Assembling Your Pizza


Flour (for dusting)
Tomato paste
Mozzarella cheese


If you have a teeny tiny oven like I do, divide dough into 8 portions.  
Shape each portion into a ball and then roll it out on a floured board until you achieve desired thickness.
Turn the dough periodically and add flour as needed to prevent it from sticking to the board.

Transfer dough to baking sheet.

Use a spatula to spread tomato paste on the dough, but leave the edges clear.
Shred mozzarella cheese over the tomato paste.
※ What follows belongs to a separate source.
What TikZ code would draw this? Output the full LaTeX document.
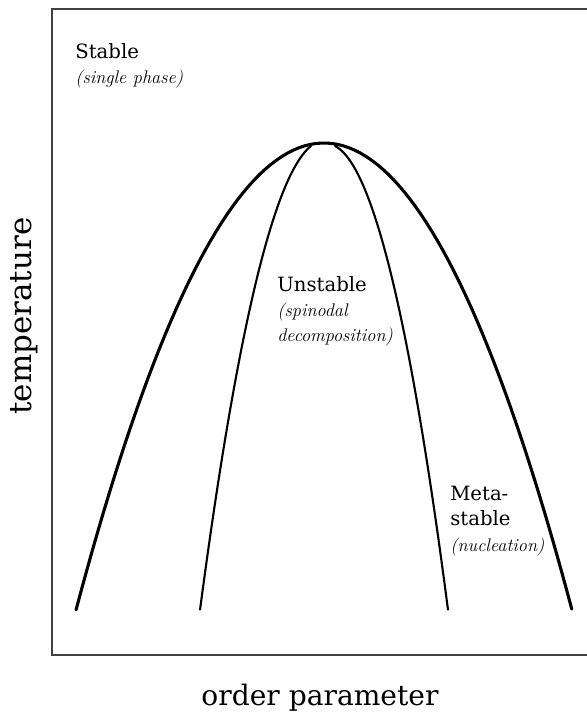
\documentclass[tikz,border=0pt]{standalone}
\usepackage{fontspec}
\newfontfamily\labelfont{DejaVu Serif}
\newcommand\cursivetext{\normalfont\itshape\fontsize{13}{18}\selectfont}
\begin{document}
\begin{tikzpicture}[x=0.025cm, y=-0.025cm, line cap=round,
                    lbl/.style={font=\labelfont\fontsize{14}{18}\selectfont, inner sep=0pt,
                                anchor=north west, align=left},
                    axis/.style={font=\labelfont\fontsize{20}{20}\selectfont, inner sep=0pt, anchor=base},
                    binodal/.style={line width=2.2pt},
                    spinodal/.style={line width=1.5pt}]

% full original canvas
\useasboundingbox (0,0) rectangle (586,717);

% ---- frame (right edge lies off the canvas) ----
\draw[line width=1.7pt, black!75] (595,9) -- (52,9) -- (52,655) -- (595,655);

% ---- coexistence curve ----
\draw[binodal] plot[domain=-1:1, samples=90] ({324+248*\x}, {143+467*\x*\x});

% ---- spinodal curves ----
\draw[spinodal] plot[domain=0:1.11, samples=50] ({311-100*\x}, {146+79.4*\x+305*\x*\x});
\draw[spinodal] plot[domain=0:1.13, samples=50] ({335+100*\x}, {146+50*\x+319*\x*\x});

% ---- region labels ----
\node[lbl] (stable) at (75,43) {Stable\\{\cursivetext (single phase)}};
\node[lbl] (unstable) at (277,276) {Unstable\\{\cursivetext (spinodal}\\{\cursivetext decomposition)}};
\node[lbl] (metastable) at (450,486) {Meta-\\stable\\{\cursivetext (nucleation)}};

% ---- axis labels ----
\node[axis, rotate=90, font=\labelfont\fontsize{22}{22}\selectfont] (temp) at (31,316) {temperature};
\node[axis] (order) at (320,705) {order parameter};

\end{tikzpicture}
\end{document}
Gourmet Garden-ing Your Pizza

Ingredients (from Yellow Cab flyer)

Zucchini - one zucchini sliced crosswise into 1/4" rings (I sliced the rings into quarters because my pizza was so small)
Grilled eggplant - two small eggplants sliced crosswise into 1/4" rings; not grilled
Fresh tomatoes - four or five small local tomatoes sliced crosswise into 1/4" rings
Black olives - pitted black olives sliced crosswise; can be purchased pre-sliced
Mushrooms - sliced lengthwise; can be purchased pre-sliced
Onions - one large yellow onion sliced crosswise into 1/4" rings; individual rings separated
Red bell peppers - omitted
Green bell peppers - one bell pepper sliced in half lengthwise, then crosswise 1/4" thick


You can do this whichever way you like, but I laid out the onion rings first, followed by the bell peppers.  Next came the mushrooms, olives, and capers.  Then I arranged the eggplant and zucchini and topped it off with the tomatoes.

Finishing Your Pizza (from Yummy July 2007)


Black pepper
Olive oil


Season with salt and pepper.
Drizzle with olive oil.
Bake in oven for approximately 12 minutes.